You wake up one day…A lone, fateful day. And you realize that part of you is missing. A part that you had not intended to give away. Had not planned to lose. Had not planned to wake up without. But it slipped through your fingers. There is a void. An absence of raw, red, beating heart. Like sand, or water, slipping through the cracks, It was not a conscious letting go. And yet, there was no wall keeping you from letting it go. You never thought it would drift away. Your anchor, once firmly planted has bounced along the ocean floor, taking you further and further from the shore that you once called safety.
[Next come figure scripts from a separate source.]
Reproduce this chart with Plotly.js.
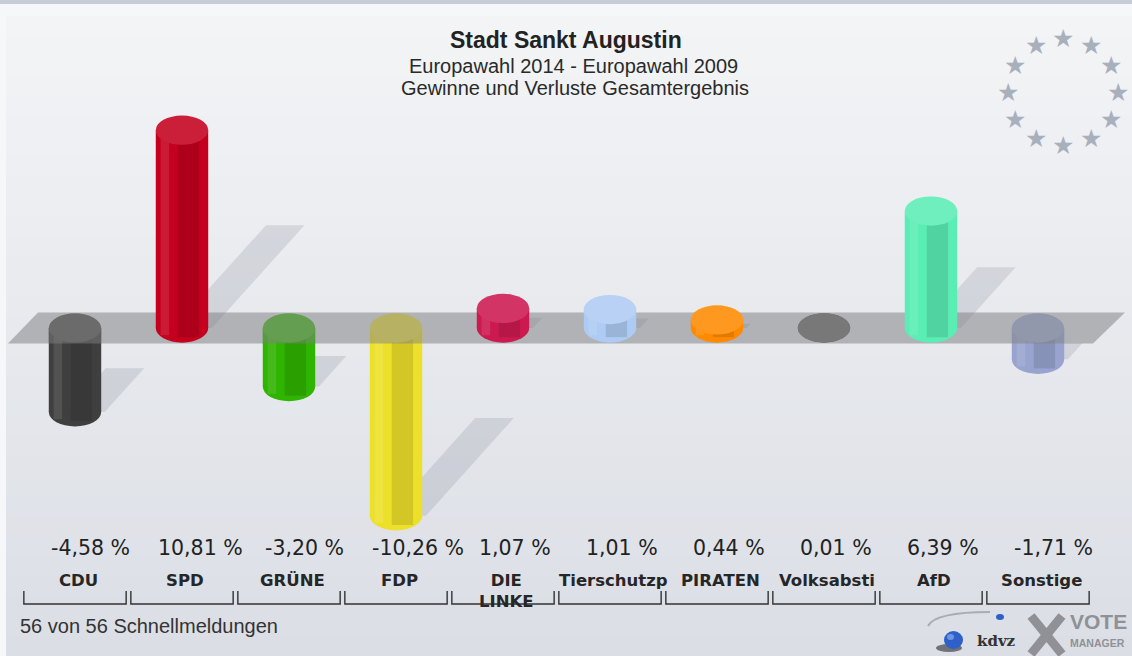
<!DOCTYPE html>
<html><head><meta charset="utf-8">
<script src="https://cdn.plot.ly/plotly-3.0.1.min.js"></script>
<style>html,body{margin:0;padding:0;background:#f6f7f9;overflow:hidden}</style>
</head><body><div id="chart" style="width:1132px;height:656px"></div>
<script>
// ---- data ----
const parties = ["CDU","SPD","GRÜNE","FDP","DIE LINKE","Tierschutzp","PIRATEN","Volksabsti","AfD","Sonstige"];
const partyLabels = ["CDU","SPD","GRÜNE","FDP","DIE<br>LINKE","Tierschutzp","PIRATEN","Volksabsti","AfD","Sonstige"];
const changes = [-4.58, 10.81, -3.20, -10.26, 1.07, 1.01, 0.44, 0.01, 6.39, -1.71];
const valueLabels = ["-4,58 %","10,81 %","-3,20 %","-10,26 %","1,07 %","1,01 %","0,44 %","0,01 %","6,39 %","-1,71 %"];
const colors = ["#3f3f3f","#c4001e","#2fb400","#ece02a","#cc1a50","#aecbf3","#ff8a00","#666666","#5aedb4","#98a4cf"];
const titleLines = ["Stadt Sankt Augustin","Europawahl 2014 - Europawahl 2009","Gewinne und Verluste Gesamtergebnis"];
const footerText = "56 von 56 Schnellmeldungen";

(function(){
// ---- helpers ----
const W = 1132, H = 656;
const px = x => x / W, py = y => 1 - y / H;
const xs = parties.map((_, i) => i);
const BW = 0.49, CAPX = 0.245, CAPY = 0.8, BAND = 0.85;
const BANDRGB = [128,128,130];
function rgb(h){const n=parseInt(h.slice(1),16);return [n>>16&255,n>>8&255,n&255];}
function mixArr(c,t,a){return c.map((v,k)=>Math.round(v*(1-a)+t[k]*a));}
function css(c){return 'rgb('+c.join(',')+')';}

const shapes = [];
// background
shapes.push({type:'rect',xref:'paper',yref:'paper',x0:0,x1:1,y0:py(4),y1:1,fillcolor:'#c6ccd8',line:{width:0},layer:'below'});
const N = 32, cTop=[243,244,246], cBot=[219,222,229];
for (let k=0;k<N;k++){
  const y0 = 16 + (H-16)*k/N, y1 = 16 + (H-16)*(k+1)/N + 1;
  shapes.push({type:'rect',xref:'paper',yref:'paper',x0:px(6),x1:1,y0:py(y1),y1:py(y0),
    fillcolor:css(mixArr(cTop,cBot,k/(N-1))),line:{width:0},layer:'below'});
}
// shadows
changes.forEach((v,i)=>{
  const y0 = Math.min(v,0), a = Math.abs(v);
  const dx = 0.08*a, dy = 0.52*a, c = i+0.1, hw = 0.18;
  if (a < 0.05) return;
  shapes.push({type:'path',xref:'x',yref:'y',layer:'below',line:{width:0},fillcolor:'rgba(120,126,140,0.2)',
    path:`M ${c-hw},${y0} L ${c+hw},${y0} L ${c+hw+dx},${y0+dy} L ${c-hw+dx},${y0+dy} Z`});
});
// zero plane band
shapes.push({type:'path',xref:'paper',yref:'y',layer:'below',line:{width:0},fillcolor:'rgba(128,128,130,0.52)',
  path:`M ${px(8)},${-BAND} L ${px(38)},${BAND} L ${px(1125)},${BAND} L ${px(1093)},${-BAND} Z`});
// bottom caps (behind bodies)
changes.forEach((v,i)=>{
  const yb = Math.min(v,0);
  shapes.push({type:'circle',xref:'x',yref:'y',layer:'below',line:{width:0},fillcolor:colors[i],
    x0:i-CAPX,x1:i+CAPX,y0:yb-CAPY,y1:yb+CAPY});
});
// top caps
changes.forEach((v,i)=>{
  const yt = Math.max(v,0);
  let c = mixArr(rgb(colors[i]),[255,255,255],0.12);
  if (v < 0) c = mixArr(c, BANDRGB, 0.5);
  shapes.push({type:'circle',xref:'x',yref:'y',layer:'above',line:{width:0},fillcolor:css(c),
    x0:i-CAPX,x1:i+CAPX,y0:yt-CAPY,y1:yt+CAPY});
});
// brackets
xs.forEach(i=>{
  shapes.push({type:'path',xref:'x',yref:'paper',layer:'above',line:{color:'#333',width:1.4},
    path:`M ${i-0.478},${py(591)} L ${i-0.478},${py(604)} L ${i+0.478},${py(604)} L ${i+0.478},${py(591)}`});
});
// logo shapes
shapes.push({type:'path',xref:'paper',yref:'paper',layer:'above',line:{color:'#a8acb4',width:2},
  path:`M ${px(990)},${py(612)} Q ${px(935)},${py(612)} ${px(928)},${py(626)}`});
shapes.push({type:'circle',xref:'paper',yref:'paper',layer:'above',line:{width:0},fillcolor:'rgba(40,40,50,0.6)',
  x0:px(936),x1:px(962),y0:py(652),y1:py(644)});
shapes.push({type:'circle',xref:'paper',yref:'paper',layer:'above',line:{width:0},fillcolor:'#2f5fc8',
  x0:px(944),x1:px(963),y0:py(649),y1:py(631)});
shapes.push({type:'circle',xref:'paper',yref:'paper',layer:'above',line:{width:0},fillcolor:'#6f95e0',
  x0:px(947),x1:px(954),y0:py(640),y1:py(634)});
shapes.push({type:'circle',xref:'paper',yref:'paper',layer:'above',line:{width:0},fillcolor:'#2f5fc8',
  x0:px(996),x1:px(1004),y0:py(620),y1:py(614)});
shapes.push({type:'line',xref:'paper',yref:'paper',layer:'above',line:{color:'#8f9196',width:9},
  x0:px(1031),y0:py(616),x1:px(1062),y1:py(654)});
shapes.push({type:'line',xref:'paper',yref:'paper',layer:'above',line:{color:'#8f9196',width:9},
  x0:px(1062),y0:py(616),x1:px(1031),y1:py(654)});

// ---- annotations ----
const ann = [];
const fam = 'Liberation Sans, Arial, sans-serif';
const A = (o) => Object.assign({xref:'paper',yref:'paper',showarrow:false,yanchor:'middle'}, o);
ann.push(A({text:titleLines[0],x:0.5,y:py(40),font:{family:fam,size:23,color:'#222',weight:'bold'}}));
ann.push(A({text:titleLines[1],x:0.5,xshift:7,y:py(66),font:{family:fam,size:20,color:'#2a2a2a'}}));
ann.push(A({text:titleLines[2],x:0.5,xshift:9,y:py(88),font:{family:fam,size:20,color:'#2a2a2a'}}));
xs.forEach(i=>{
  ann.push(A({text:valueLabels[i],x:i-CAPX,xref:'x',xanchor:'left',y:py(548),
    font:{family:'DejaVu Sans',size:20.5,color:'#222'}}));
  ann.push(A({text:partyLabels[i],x:i,xref:'x',xshift:3,y:py(569),yanchor:'top',
    font:{family:'DejaVu Sans',size:16.5,color:'#262626',weight:'bold'}}));
});
ann.push(A({text:footerText,x:px(18),y:py(626),xanchor:'left',font:{family:fam,size:20,color:'#333'}}));
// EU stars
for (let k=0;k<12;k++){
  const ang = Math.PI/2 - k*Math.PI/6;
  ann.push(A({text:'★',x:px(1076+55*Math.cos(ang)),y:py(92-54*Math.sin(ang)),
    font:{family:'DejaVu Sans',size:25,color:'#a9b0bd'}}));
}
ann.push(A({text:'kdvz',x:px(975),y:py(641),xanchor:'left',font:{family:'DejaVu Serif',size:15,color:'#333',weight:'bold'}}));
ann.push(A({text:'VOTE',x:px(1068),y:py(621),xanchor:'left',font:{family:fam,size:21,color:'#8f9196',weight:'bold'}}));
ann.push(A({text:'MANAGER',x:px(1068),y:py(643),xanchor:'left',font:{family:fam,size:10.5,color:'#8f9196',weight:'bold'}}));

// ---- traces ----
const stripe = (ext) => ({
  base: changes.map(v => v >= 0 ? -ext : 0),
  y: changes.map(v => v >= 0 ? v + ext : v - ext)
});
const s1 = stripe(0.4), s2 = stripe(0.5);
const traces = [
  {type:'bar',x:xs,y:changes,base:0,width:BW,marker:{color:colors,line:{width:0}},hoverinfo:'none'},
  {type:'bar',x:xs,y:s1.y,base:s1.base,width:0.08,offset:-0.2,marker:{color:'rgba(255,255,255,0.1)',line:{width:0}},hoverinfo:'none'},
  {type:'bar',x:xs,y:s2.y,base:s2.base,width:0.2,offset:-0.04,marker:{color:'rgba(0,0,0,0.11)',line:{width:0}},hoverinfo:'none'},
  {type:'bar',x:xs,y:changes.map(v=>v<0?Math.max(v,-BAND):null),base:0,width:BW,
    marker:{color:'rgba(128,128,130,0.5)',line:{width:0}},hoverinfo:'none'}
];

const ZERO_PX = 328, PXPER = 18.3;
const layout = {
  width:W,height:H,margin:{l:0,r:0,t:0,b:0},
  paper_bgcolor:'#f6f7f9',plot_bgcolor:'rgba(0,0,0,0)',
  barmode:'overlay',showlegend:false,hovermode:false,
  xaxis:{visible:false,range:[-75/107,-75/107+W/107],fixedrange:true},
  yaxis:{visible:false,range:[-(H-ZERO_PX)/PXPER, ZERO_PX/PXPER],fixedrange:true},
  shapes:shapes,annotations:ann
};
Plotly.newPlot('chart',traces,layout,{displayModeBar:false,staticPlot:true});
})();
</script></body></html>
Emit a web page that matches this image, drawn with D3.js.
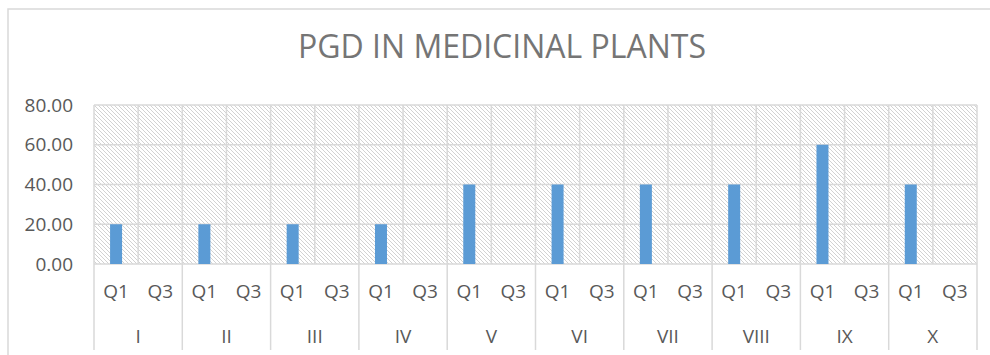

The brokenness of heart is not always a negative thing. It is often the most beautiful of moments. To understand what it is to have an open heart. You can’t break what you never take out of the bubble wrap. I suppose that life is about a broken heart. Letting people in. Trusting the world to do well by you. And yet, knowing that life is comprised of pain and joy. Happiness and deep, deep sadness. Love and life and death and intense beauty. There are no regrets in a life well lived, even in the darkest, saddest moments. I am a feeler. So life kicks me in the face more often than not. There are the highest of highs and the lowest of lows. Temperature, sunshine or lack thereof, tastes, emotions, they touch me in a way that many people don’t get to experience. It is a beautiful and difficult balance. And I wouldn’t trade it. Because I would rather know love and lose it than not have it at all. I would rather have an ultimate joy, only to lose it than to not have any intense joy at all.
I’m a feeler and this is the end of my emo ramblings.